First, you must understand that shielding greatly limits your options. You lose dash and all your ground attacks that aren't up-smash, grab, and maybe your up-b. Even then, those moves can't have the slight spacing adjustment that dashing first allows. Same goes for your aerials. Not only this, but even the option to wait is taken away (or at least it is limited). Your shield will break if you do nothing.

That said, shielding players can still punish you if you do something stupid on their shield. They can also get away quite safely a lot of the time by wavedashing away (this is where stage positioning is huge - wavedash away starts to suck when it puts you off stage every time). This is why you have to do safe things on shield - like spacing from far away, doing crossups, and doing frame traps / safe-on-shield attacks if you want to hit their shield. As fox, you have tons of capability to do all these things.

Now it is to determine the goals:

- Keeping your opponent in shield is still winning the situation (their shield will break, so their hand is eventually forced).

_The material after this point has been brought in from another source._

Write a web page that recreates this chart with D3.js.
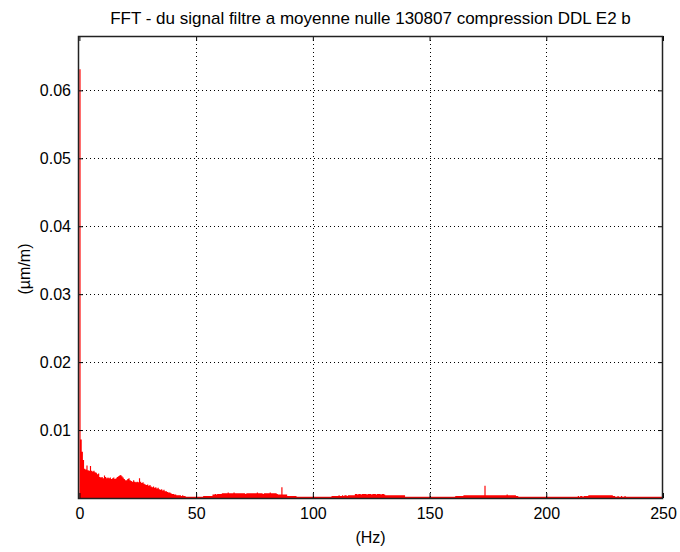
<!DOCTYPE html>
<html><head><meta charset="utf-8">
<script src="https://cdn.jsdelivr.net/npm/d3@7/dist/d3.min.js"></script>
<style>body{margin:0;background:#fff}svg{display:block}text{font-family:"Liberation Sans",Arial,sans-serif;fill:#000}</style>
</head><body><svg id="c" width="680" height="552"></svg>
<script>
const title = "FFT - du signal filtre a moyenne nulle 130807 compression DDL E2 b";
const xLabel = "(Hz)";
const yLabel = "(µm/m)";
const xTicks = [0, 50, 100, 150, 200, 250];
const yTicks = [0.01, 0.02, 0.03, 0.04, 0.05, 0.06];
const freqStepHz = 0.5;
// FFT amplitude per 0.5 Hz bin, 0 .. 250 Hz
const amplitudes = [
0.0631,0.0086,0.0068,0.0056,0.0043,0.0042,0.0048,0.0041,0.0040,0.0047,0.0040,0.0039,0.0040,0.0038,0.0037,0.0035,0.0036,0.0031,0.0030,0.0031,
0.0029,0.0033,0.0031,0.0029,0.0030,0.0029,0.0030,0.0028,0.0029,0.0030,0.0028,0.0029,0.0031,0.0032,0.0033,0.0034,0.0032,0.0030,0.0028,0.0026,
0.0026,0.0028,0.0029,0.0026,0.0025,0.0024,0.0026,0.0024,0.0023,0.0024,0.0023,0.0029,0.0024,0.0022,0.0023,0.0021,0.0020,0.0019,0.0020,0.0018,
0.0019,0.0017,0.0016,0.0017,0.0015,0.0016,0.0014,0.0015,0.0013,0.0012,0.0013,0.0011,0.0012,0.0010,0.0010,0.0009,0.0008,0.0008,0.0007,0.0006,
0.0006,0.0005,0.0005,0.0004,0.0004,0.0004,0.0004,0.0003,0.0004,0.0003,0.0003,0.0002,0.0002,0.0002,0.0002,0.0002,0.0002,0.0002,0.0002,0.0002,
0.0002,0.0002,0.0002,0.0002,0.0002,0.0002,0.0003,0.0003,0.0003,0.0003,0.0003,0.0003,0.0003,0.0003,0.0005,0.0005,0.0006,0.0005,0.0006,0.0006,
0.0006,0.0006,0.0007,0.0007,0.0007,0.0007,0.0007,0.0008,0.0007,0.0007,0.0007,0.0007,0.0008,0.0007,0.0007,0.0007,0.0007,0.0007,0.0007,0.0007,
0.0007,0.0007,0.0006,0.0007,0.0007,0.0007,0.0007,0.0007,0.0007,0.0007,0.0007,0.0007,0.0008,0.0007,0.0007,0.0007,0.0007,0.0006,0.0007,0.0007,
0.0007,0.0007,0.0007,0.0008,0.0007,0.0007,0.0007,0.0007,0.0007,0.0006,0.0005,0.0005,0.0005,0.0016,0.0005,0.0005,0.0005,0.0005,0.0003,0.0003,
0.0003,0.0003,0.0003,0.0003,0.0003,0.0003,0.0002,0.0002,0.0002,0.0002,0.0002,0.0002,0.0002,0.0002,0.0002,0.0002,0.0002,0.0002,0.0002,0.0002,
0.0002,0.0002,0.0002,0.0002,0.0002,0.0002,0.0002,0.0002,0.0002,0.0002,0.0002,0.0002,0.0002,0.0002,0.0002,0.0002,0.0003,0.0003,0.0003,0.0003,
0.0003,0.0003,0.0004,0.0003,0.0003,0.0004,0.0003,0.0004,0.0004,0.0003,0.0004,0.0004,0.0004,0.0004,0.0004,0.0004,0.0006,0.0006,0.0005,0.0006,
0.0006,0.0005,0.0006,0.0006,0.0006,0.0006,0.0005,0.0006,0.0006,0.0006,0.0005,0.0006,0.0006,0.0006,0.0005,0.0006,0.0006,0.0006,0.0005,0.0006,
0.0006,0.0005,0.0004,0.0004,0.0004,0.0004,0.0004,0.0004,0.0004,0.0004,0.0004,0.0004,0.0004,0.0004,0.0004,0.0004,0.0004,0.0004,0.0004,0.0002,
0.0002,0.0002,0.0002,0.0002,0.0002,0.0002,0.0002,0.0002,0.0002,0.0002,0.0002,0.0002,0.0002,0.0002,0.0002,0.0002,0.0002,0.0002,0.0002,0.0002,
0.0002,0.0002,0.0002,0.0002,0.0002,0.0002,0.0002,0.0002,0.0002,0.0002,0.0002,0.0002,0.0002,0.0002,0.0002,0.0002,0.0002,0.0002,0.0002,0.0002,
0.0002,0.0002,0.0003,0.0003,0.0003,0.0003,0.0003,0.0003,0.0003,0.0004,0.0004,0.0004,0.0004,0.0004,0.0004,0.0004,0.0004,0.0004,0.0004,0.0004,
0.0004,0.0004,0.0004,0.0004,0.0004,0.0004,0.0004,0.0018,0.0004,0.0004,0.0004,0.0004,0.0004,0.0004,0.0004,0.0004,0.0004,0.0004,0.0004,0.0004,
0.0004,0.0004,0.0004,0.0004,0.0004,0.0004,0.0005,0.0004,0.0004,0.0004,0.0004,0.0004,0.0004,0.0004,0.0003,0.0003,0.0002,0.0002,0.0002,0.0002,
0.0002,0.0002,0.0002,0.0002,0.0002,0.0002,0.0002,0.0002,0.0002,0.0002,0.0002,0.0002,0.0002,0.0002,0.0002,0.0002,0.0002,0.0002,0.0002,0.0002,
0.0002,0.0002,0.0002,0.0002,0.0002,0.0002,0.0002,0.0002,0.0002,0.0002,0.0002,0.0002,0.0002,0.0002,0.0002,0.0002,0.0002,0.0002,0.0002,0.0002,
0.0002,0.0002,0.0002,0.0002,0.0002,0.0002,0.0002,0.0003,0.0002,0.0003,0.0003,0.0002,0.0003,0.0003,0.0003,0.0003,0.0004,0.0004,0.0004,0.0004,
0.0004,0.0004,0.0004,0.0004,0.0004,0.0004,0.0004,0.0004,0.0004,0.0004,0.0004,0.0004,0.0004,0.0004,0.0004,0.0004,0.0004,0.0003,0.0003,0.0002,
0.0002,0.0003,0.0002,0.0002,0.0003,0.0002,0.0002,0.0003,0.0002,0.0002,0.0002,0.0002,0.0002,0.0002,0.0002,0.0002,0.0002,0.0002,0.0002,0.0002,
0.0002,0.0002,0.0002,0.0002,0.0002,0.0002,0.0002,0.0002,0.0002,0.0002,0.0002,0.0002,0.0002,0.0002,0.0002,0.0002,0.0002,0.0002,0.0002,0.0002,
0.0002
];
const data = amplitudes.map((v, i) => ({ f: i * freqStepHz, v }));

const L = 78, R = 663, T = 36, B = 498;
const svg = d3.select("#c");
const x = d3.scaleLinear().domain([-0.6, 250]).range([L, R]);
const y = d3.scaleLinear().domain([0, 0.068]).range([B, T]);

svg.append("rect").attr("x", L).attr("y", T).attr("width", R - L).attr("height", B - T).attr("fill", "#fff");

// grid
const g = svg.append("g");
g.selectAll(".vg").data(xTicks.filter(d => d > 0 && d < 250)).join("line")
  .attr("x1", d => Math.round(x(d)) + 0.5).attr("x2", d => Math.round(x(d)) + 0.5)
  .attr("y1", T).attr("y2", B).attr("stroke", "#000").attr("stroke-dasharray", "1,3");
g.selectAll(".hg").data(yTicks).join("line")
  .attr("y1", d => Math.round(y(d)) + 0.5).attr("y2", d => Math.round(y(d)) + 0.5)
  .attr("x1", L).attr("x2", R).attr("stroke", "#000").attr("stroke-dasharray", "1,3");

// spectrum
const area = d3.area().curve(d3.curveStepAfter)
  .x(d => x(d.f)).y0(y(0)).y1(d => y(d.v));
svg.append("path").datum(data).attr("d", area).attr("fill", "#ff0000").attr("stroke", "none");

// axes (MATLAB style box with inward ticks)
const FS = 16;
const ax = svg.append("g");
const xb = d3.axisBottom(x).tickValues(xTicks).tickSize(-5).tickPadding(10).tickFormat(d3.format("d"));
const xt = d3.axisTop(x).tickValues(xTicks).tickSize(-5).tickFormat("");
const yl = d3.axisLeft(y).tickValues(yTicks).tickSize(-5).tickPadding(7).tickFormat(d3.format(".2f"));
const yr = d3.axisRight(y).tickValues(yTicks).tickSize(-5).tickFormat("");
function style(sel) {
  sel.select(".domain").remove();
  sel.selectAll("line").attr("stroke", "#000");
  sel.selectAll("text").attr("font-size", FS).attr("font-family", "Liberation Sans, Arial, sans-serif").attr("fill", "#000");
}
ax.append("g").attr("transform", `translate(0,${B})`).call(xb).call(style);
ax.append("g").attr("transform", `translate(0,${T})`).call(xt).call(style);
ax.append("g").attr("transform", `translate(${L},0)`).call(yl).call(style);
ax.append("g").attr("transform", `translate(${R},0)`).call(yr).call(style);
ax.append("rect").attr("x", L + 0.5).attr("y", T + 0.5).attr("width", R - L - 1).attr("height", B - T)
  .attr("fill", "none").attr("stroke", "#222").attr("stroke-width", 1.5);

svg.append("text").attr("x", (L + R) / 2).attr("y", 24).attr("text-anchor", "middle")
  .attr("font-size", 17).text(title);
svg.append("text").attr("x", (L + R) / 2).attr("y", 543).attr("text-anchor", "middle")
  .attr("font-size", FS).text(xLabel);
svg.append("text").attr("transform", `translate(30,${(T + B) / 2 + 2}) rotate(-90)`).attr("text-anchor", "middle")
  .attr("font-size", FS).text(yLabel);
</script></body></html>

- Managing your opponent's retreat paths allows you to maintain pressure even if they escape for now. Particularly, blocking the roll / wavedash in is a good way to force them to retreat further and further from center stage. It is actually quite similar to how shield pressuring works - you leave them only options that are equal to their current situation or worse. Just remember that them retreating away from center can be considered a small victory and allowing them to move into center is basically throwing away your entire advantage.

- Doing ambiguous and safe hits on their shield keeps them guessing. You can't just start doing something when you don't know exactly when the next hitbox will be in your face.

- Actually hitting your opponent is the end state - it is where your shield pressure ends (they aren't shielding any more). While it is the ultimate goal of this whole process, it is not actually part of it (at least not the exact act of shield pressuring - punishing an opening from shield pressure is different from pressuring your shielding opponent).